Ten minutes until 9 p.m. on a Friday evening. Inside a building shared with Roland Muhammad’s Bean Shoppe at 111th Street and Superior Avenue a group of web broadcasters are making sure three video cameras are ready to roll for the “Playa T Show.” About half a dozen steady members have come together every week since 2005 at this same time and location.
By JOEY POMPIGNANO
Ten minutes until 9 p.m. on a Friday evening. Inside a building shared with Roland Muhammad’s Bean Shoppe at 111th Street and Superior Avenue a group of web broadcasters are making sure three video cameras are ready to roll for the “Playa T Show.” About half a dozen steady members have come together every week since 2005 at this same time and location. During a sound check, host Terry “Playa T” Crumpton’s lavaliere microphone gets tested as well as handheld microphones for guests. No taller than the shortest point guard on any roster, Playa T stands confident in his olive green suit. The fresh-dressed 39-year-old adjusts his tie before stepping on stage with golf club in hand.
“On one of our first episodes I picked the golf club up because I wanted to kill my nerves,” Playa T said. “I wanted to remember my monologue, so I needed a stage prop to help me focus.”
After putting the “stage prop” aside, viewers called up the show inquiring about it. He brought it back, and it’s become a staple of his image. Sometimes mistaken as a cane, it represents more than a tool once used to ease anxiety.
“When you see someone on the golf course they have two things I admire: Time and money,” Playa T said. It’s a reminder for me to stay focused on the things I really want out of life and I respect out of life.”
Now in its sixth year, the Playa T Show started as a DVD magazine titled “Welcome to Cleveland” before transitioning into a live Internet show broadcasted worldwide. Past guest appearances include TV personality “Big” Chuck Schodowski, Plain Dealer reporter Branson Wright and District 7 councilwoman Yvonne Conwell. The show also highlights products, goods and services of lesser-known figures in the local arts and entertainment industry, providing a platform for their talents to be displayed.
“A lot of underground and upcoming acts can’t go on a Jay Leno or Oprah or Larry King or Bill Maher,” Playa T said. “They don’t have another place to turn, so they’re kind of stuck in a rut, stuck in the mud. I fill that void. ‘Hollywood in the Hood’ fills that void.”
“Hollywood in the Hood”, the alternate title for the “Playa T Show” is a phrase used with affection for bringing a positive media presence to the Glenville community. While Playa T and guests sit for an interview in a late night show setting, the open storefront window behind them reminds viewers of the set’s urban surroundings. Passersby peer into the building, taking a moment to wave or dance in front of cameras. Some sit with the live audience at no charge.
Amongst the 20-seat audience sat Valencia Davis, a loyal attendee of the show for two years. Davis, 31, of Garfield Heights said she’s seen a variety of guests come on the show, from singers and rap artists to insurance agents and small business owners.

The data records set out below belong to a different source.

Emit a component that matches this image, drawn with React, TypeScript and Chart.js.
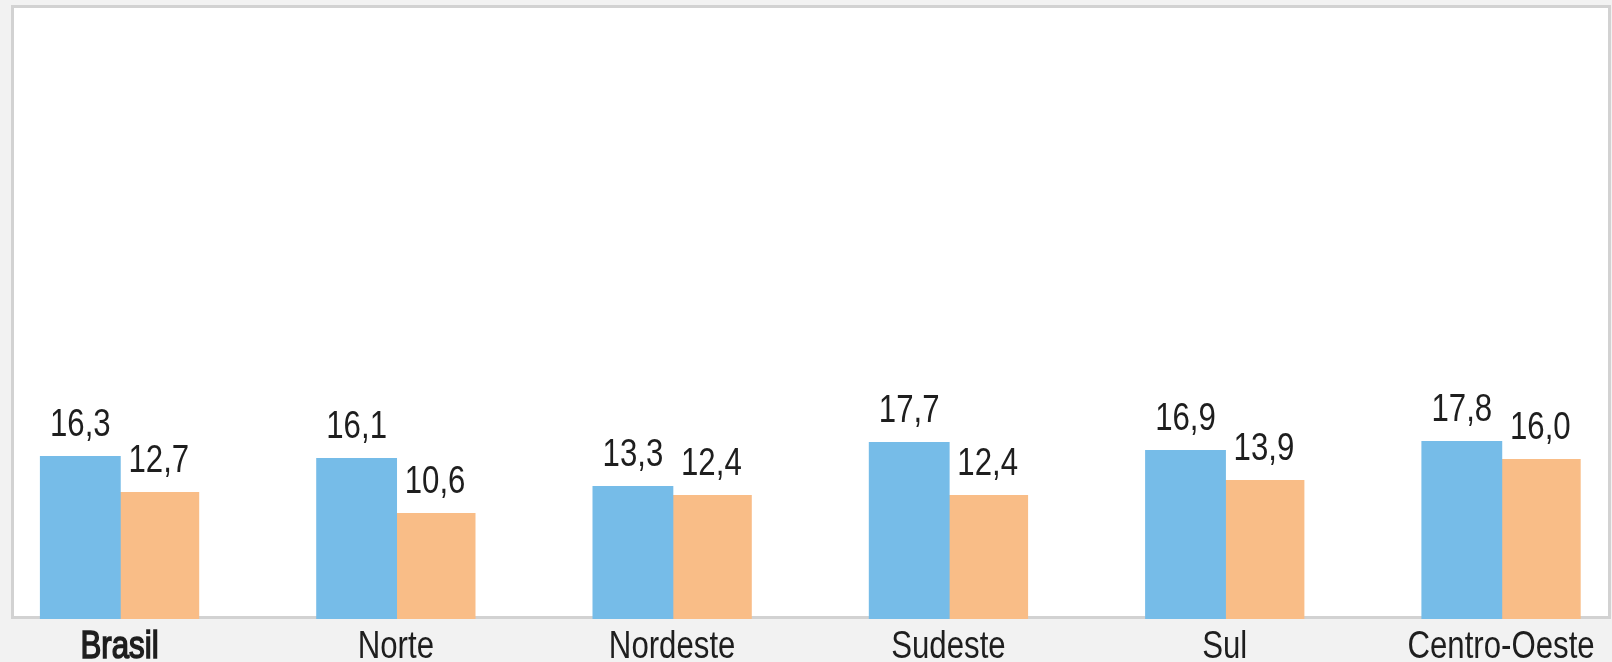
import React, { useEffect, useRef } from "react";
import { Chart, registerables } from "chart.js";

Chart.register(...registerables);

const categories = ["Brasil", "Norte", "Nordeste", "Sudeste", "Sul", "Centro-Oeste"];
const seriesA = [16.3, 16.1, 13.3, 17.7, 16.9, 17.8];
const seriesB = [12.7, 10.6, 12.4, 12.4, 13.9, 16.0];
const seriesNames = ["Série 1", "Série 2"];

const BLUE = "#76BCE8";
const ORANGE = "#F9BD87";
const TEXT = "#1e1e1e";
const FONT_FAMILY = "'Liberation Sans', Arial, sans-serif";
const FONT_SIZE = 39;
const NARROW = 0.8;

// the plot's category band is wider than the visible frame (cropped original)
const CANVAS_OFFSET = 30;
const CANVAS_W = 1680;
const CANVAS_H = 662;

function fmt(v: number) {
  return v.toFixed(1).replace(".", ",");
}

function drawNarrow(ctx: CanvasRenderingContext2D, text: string, x: number, y: number, heavy: boolean) {
  ctx.save();
  ctx.font = `${FONT_SIZE}px ${FONT_FAMILY}`;
  ctx.fillStyle = TEXT;
  ctx.strokeStyle = TEXT;
  ctx.textAlign = "center";
  ctx.textBaseline = "alphabetic";
  ctx.translate(x, y);
  ctx.scale(NARROW, 1);
  ctx.fillText(text, 0, 0);
  if (heavy) {
    ctx.lineWidth = 1.6;
    ctx.strokeText(text, 0, 0);
  }
  ctx.restore();
}

const framePlugin = {
  id: "frame",
  beforeDraw(chart: any) {
    const ctx = chart.ctx as CanvasRenderingContext2D;
    const o = CANVAS_OFFSET;
    ctx.save();
    ctx.fillStyle = "#f2f2f2";
    ctx.fillRect(0, 0, chart.width, chart.height);
    ctx.fillStyle = "#ffffff";
    ctx.fillRect(o + 11, 5, 1600, 614);
    ctx.strokeStyle = "#d2d2d2";
    ctx.lineWidth = 3;
    ctx.strokeRect(o + 12.5, 6.5, 1597, 611);
    ctx.restore();
  },
  afterDatasetsDraw(chart: any) {
    const ctx = chart.ctx as CanvasRenderingContext2D;
    const xScale = chart.scales.x;
    chart.data.datasets.forEach((ds: any, di: number) => {
      const meta = chart.getDatasetMeta(di);
      meta.data.forEach((bar: any, i: number) => {
        drawNarrow(ctx, fmt(ds.data[i]), bar.x, bar.y - 20, false);
      });
    });
    categories.forEach((c, i) => {
      drawNarrow(ctx, c, xScale.getPixelForValue(i), 658, i === 0);
    });
  },
};

export default function App() {
  const ref = useRef<HTMLCanvasElement | null>(null);
  useEffect(() => {
    document.body.style.margin = "0";
    const canvas = ref.current!;
    const chart = new Chart(canvas, {
      type: "bar",
      data: {
        labels: categories,
        datasets: [
          { label: seriesNames[0], data: seriesA, backgroundColor: BLUE, borderWidth: 0 },
          { label: seriesNames[1], data: seriesB, backgroundColor: ORANGE, borderWidth: 0 },
        ],
      },
      options: {
        animation: false,
        responsive: false,
        maintainAspectRatio: false,
        events: [],
        datasets: {
          bar: { categoryPercentage: 0.568, barPercentage: 1.03 },
        },
        layout: { padding: { left: 11.4, right: 10.8, top: 19, bottom: 43 } },
        plugins: { legend: { display: false }, tooltip: { enabled: false } },
        scales: {
          x: { display: false, offset: true },
          y: { display: false, min: 0, max: 60 },
        },
      },
      plugins: [framePlugin],
    });
    return () => chart.destroy();
  }, []);
  return (
    <div style={{ position: "relative", width: 1612, height: 662, overflow: "hidden", background: "#f2f2f2" }}>
      <canvas
        ref={ref}
        width={CANVAS_W}
        height={CANVAS_H}
        style={{ position: "absolute", left: -CANVAS_OFFSET, top: 0, display: "block", width: CANVAS_W, height: CANVAS_H }}
      />
    </div>
  );
}
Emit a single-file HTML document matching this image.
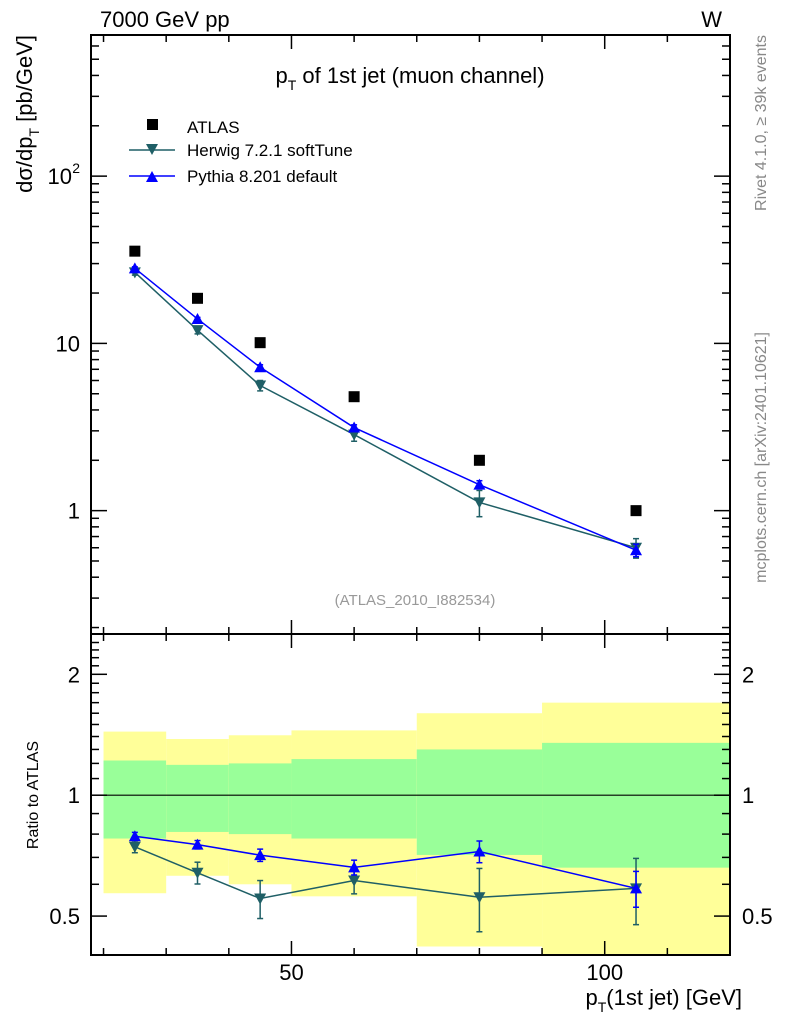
<!DOCTYPE html>
<html><head><meta charset="utf-8"><style>
body{margin:0;background:#fff}
svg{display:block;font-family:"Liberation Sans",sans-serif}
</style></head><body>
<svg id="c" width="786" height="1024" viewBox="0 0 786 1024"></svg>
<script>
const binLo=[20,30,40,50,70,90];
const binHi=[30,40,50,70,90,120];
const xCenters=[25,35,45,60,80,105];
const atlas=[35.6,18.6,10.1,4.8,2.0,1.0];
const herwig=[26.6,12.0,5.6,2.85,1.12,0.6];
const herwigErr=[1.0,0.6,0.4,0.25,0.2,0.08];
const pythia=[28.1,14.0,7.2,3.14,1.43,0.58];
const pythiaErr=[0.6,0.3,0.25,0.12,0.08,0.05];
const ratioH=[0.744,0.641,0.553,0.613,0.557,0.586];
const ratioHErr=[0.025,0.04,0.06,0.045,0.10,0.11];
const ratioP=[0.79,0.753,0.709,0.661,0.724,0.586];
const ratioPErr=[0.018,0.018,0.025,0.028,0.045,0.06];
const yelHi=[1.44,1.38,1.41,1.45,1.60,1.70];
const yelLo=[0.57,0.63,0.60,0.56,0.42,0.30];
const grnHi=[1.22,1.19,1.20,1.23,1.30,1.35];
const grnLo=[0.78,0.81,0.80,0.78,0.71,0.66];

const NS='http://www.w3.org/2000/svg';
const svg=document.getElementById('c');
function mk(t,a,p){const e=document.createElementNS(NS,t);for(const k in a)e.setAttribute(k,a[k]);(p||svg).appendChild(e);return e;}
const L=91,R=730,T=35,M=634,B=955;
const X=v=>L+(v-18)/(120-18)*(R-L);
const ymin=Math.log10(0.183),ymax=Math.log10(698);
const Y=v=>M-(Math.log10(v)-ymin)/(ymax-ymin)*(M-T);
const rmin=Math.log10(0.4),rmax=Math.log10(2.52);
const RY=v=>B-(Math.log10(v)-rmin)/(rmax-rmin)*(B-M);
const HC='#1f5f66',PC='#0000ff';

const bands=mk('g',{});
for(let i=0;i<binLo.length;i++){
  const lo=Math.max(yelLo[i],0.4);
  const r1=mk('rect',{x:X(binLo[i]),y:RY(yelHi[i]),width:X(binHi[i])-X(binLo[i]),height:RY(lo)-RY(yelHi[i]),fill:'#ffff99'},bands);
  
  const r2=mk('rect',{x:X(binLo[i]),y:RY(grnHi[i]),width:X(binHi[i])-X(binLo[i]),height:RY(grnLo[i])-RY(grnHi[i]),fill:'#99ff99'},bands);
  
}
mk('line',{x1:L,x2:R,y1:RY(1),y2:RY(1),stroke:'#000','stroke-width':1.2});

mk('rect',{x:L,y:T,width:R-L,height:M-T,fill:'none',stroke:'#000','stroke-width':2});
mk('rect',{x:L,y:M,width:R-L,height:B-M,fill:'none',stroke:'#000','stroke-width':2});

for(let v=20;v<=120;v+=10){const maj=(v%50==0);const len=maj?14:7;
  for(const [yb,dir] of [[T,1],[M,-1],[M,1],[B,-1]]) mk('line',{x1:X(v),x2:X(v),y1:yb,y2:yb+dir*len,stroke:'#000','stroke-width':1.5});
}
for(let d=-1;d<=2;d++){for(let m=1;m<=9;m++){const v=m*Math.pow(10,d);if(v<0.183||v>698)continue;const len=m==1?16:8;
  mk('line',{x1:L,x2:L+len,y1:Y(v),y2:Y(v),stroke:'#000','stroke-width':1.5});
  mk('line',{x1:R,x2:R-len,y1:Y(v),y2:Y(v),stroke:'#000','stroke-width':1.5});}}
for(let v=0.4;v<=2.5;v+=0.1){const vv=Math.round(v*10)/10;const maj=(vv==0.5||vv==1||vv==2);const len=maj?16:8;
  mk('line',{x1:L,x2:L+len,y1:RY(vv),y2:RY(vv),stroke:'#000','stroke-width':1.5});
  mk('line',{x1:R,x2:R-len,y1:RY(vv),y2:RY(vv),stroke:'#000','stroke-width':1.5});}

function txt(s,a,name){const e=mk('text',a);e.textContent=s;return e;}
txt('1',{x:80,y:Y(1)+8,'font-size':22,'text-anchor':'end'},'y-tick-1');
txt('10',{x:80,y:Y(10)+8,'font-size':22,'text-anchor':'end'},'y-tick-10');
txt('10',{x:72,y:Y(100)+8,'font-size':22,'text-anchor':'end'},'y-tick-100');
txt('2',{x:80,y:Y(100)-3,'font-size':14,'text-anchor':'end'},'y-tick-100-exp');
for(const [v,s] of [[2,'2'],[1,'1'],[0.5,'0.5']]){
  txt(s,{x:80,y:RY(v)+8,'font-size':22,'text-anchor':'end'},'ratio-tick-left');
  txt(s,{x:742,y:RY(v)+8,'font-size':22},'ratio-tick-right');}
txt('50',{x:X(50),y:980,'font-size':22,'text-anchor':'middle'},'x-tick-50');
txt('100',{x:X(100),y:980,'font-size':22,'text-anchor':'middle'},'x-tick-100');
const xt=txt('',{x:742,y:1005,'font-size':22,'text-anchor':'end'},'x-axis-title');
xt.innerHTML='p<tspan font-size="14" dy="7">T</tspan><tspan dy="-7">(1st jet) [GeV]</tspan>';
txt('7000 GeV pp',{x:100,y:27,'font-size':22},'energy-label');
txt('W',{x:722,y:27,'font-size':22,'text-anchor':'end'},'process-label');
const tt=txt('',{x:410,y:83,'font-size':22,'text-anchor':'middle'},'plot-title');
tt.innerHTML='p<tspan font-size="14" dy="7">T</tspan><tspan dy="-7"> of 1st jet (muon channel)</tspan>';
const yt=txt('',{x:0,y:0,'font-size':22,'text-anchor':'end',transform:'translate(32,35) rotate(-90)'},'y-axis-title');
yt.innerHTML='dσ/dp<tspan font-size="14" dy="7">T</tspan><tspan dy="-7"> [pb/GeV]</tspan>';
txt('Ratio to ATLAS',{x:0,y:0,'font-size':16,'text-anchor':'middle',transform:'translate(38,795) rotate(-90)'},'ratio-axis-title');
txt('(ATLAS_2010_I882534)',{x:415,y:605,'font-size':15,fill:'#999','text-anchor':'middle'},'analysis-id');
txt('Rivet 4.1.0, ≥ 39k events',{x:0,y:0,'font-size':16,fill:'#888','text-anchor':'end',transform:'translate(766,35) rotate(-90)'},'rivet-label');
txt('mcplots.cern.ch [arXiv:2401.10621]',{x:0,y:0,'font-size':16,fill:'#888','text-anchor':'end',transform:'translate(766,332) rotate(-90)'},'mcplots-label');

const lg=mk('g',{});
mk('rect',{x:147,y:119,width:11,height:11,fill:'#000'},lg);
txt('ATLAS',{x:187,y:133,'font-size':17},'legend-atlas');
mk('line',{x1:129,x2:175,y1:150,y2:150,stroke:HC,'stroke-width':1.5},lg);
mk('path',{d:'M146,144 L158,144 L152,155 Z',fill:HC},lg);
txt('Herwig 7.2.1 softTune',{x:187,y:156,'font-size':17},'legend-herwig');
mk('line',{x1:129,x2:175,y1:176,y2:176,stroke:PC,'stroke-width':1.5},lg);
mk('path',{d:'M146,182 L158,182 L152,171 Z',fill:PC},lg);
txt('Pythia 8.201 default',{x:187,y:182,'font-size':17},'legend-pythia');

function series(vals,errs,ys,col,down,name){
  const g=mk('g',{});
  mk('polyline',{points:xCenters.map((x,i)=>X(x)+','+ys(vals[i])).join(' '),fill:'none',stroke:col,'stroke-width':1.5},g);
  for(let i=0;i<vals.length;i++){const cx=X(xCenters[i]),cy=ys(vals[i]);
    const y1=ys(vals[i]+errs[i]),y2=ys(vals[i]-errs[i]);
    mk('line',{x1:cx,x2:cx,y1:y1,y2:y2,stroke:col,'stroke-width':1.5},g);
    mk('line',{x1:cx-3,x2:cx+3,y1:y1,y2:y1,stroke:col,'stroke-width':1.5},g);
    mk('line',{x1:cx-3,x2:cx+3,y1:y2,y2:y2,stroke:col,'stroke-width':1.5},g);
    const p=down?`M${cx-6},${cy-5} L${cx+6},${cy-5} L${cx},${cy+6} Z`:`M${cx-6},${cy+5} L${cx+6},${cy+5} L${cx},${cy-6} Z`;
    const m=mk('path',{d:p,fill:col},g);
    }
}
series(herwig,herwigErr,Y,HC,true,'herwig-series');
series(pythia,pythiaErr,Y,PC,false,'pythia-series');
series(ratioH,ratioHErr,RY,HC,true,'herwig-ratio');
series(ratioP,ratioPErr,RY,PC,false,'pythia-ratio');
for(let i=0;i<atlas.length;i++){
  const r=mk('rect',{x:X(xCenters[i])-5.5,y:Y(atlas[i])-5.5,width:11,height:11,fill:'#000'});
  }
</script>
</body></html>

“(The show) is uplifting and it brings people together,” Davis said. “It lets people know that there’s more going on out here than just drugs.”
For 17-year-old Shaw High School junior Alvin Clark, the “Playa T Show” has been a way to avoid the ills of the streets. He credits Playa T and staff for taking him under their wings six years ago when he was what he described as “undisciplined,” and for helping him pave a pathway to college.
“My grandmother told me if I really want to change, start hanging with them because these are the people to be with,” Clark said.
Playa T and staff taught Clark marketing, promoting, photography and graphic design. He started improving academically in school and began setting goals that didn’t always seem achievable to him. The pride that Clark has for his involvement in the show he said he hopes will rub off on his peers.
“Sometimes I bring my friends to experience it, to expose them to the atmosphere,” Clark said. “Positive energy surrounds the place.”
Attendees experienced that “positive energy” when R&B duo B Smooth guest appeared on the show. After finishing their performance Davis applauded in delight. She said she will continue attending more shows in the future because it’s “inspiring.”Davis explained how having a web television show in Glenville is like making a statement to area residents. “You could be successful and accomplish anything,” she said. “It doesn’t matter where you are or who you are. As long as you strive to get the things that you want, you’ll have it.”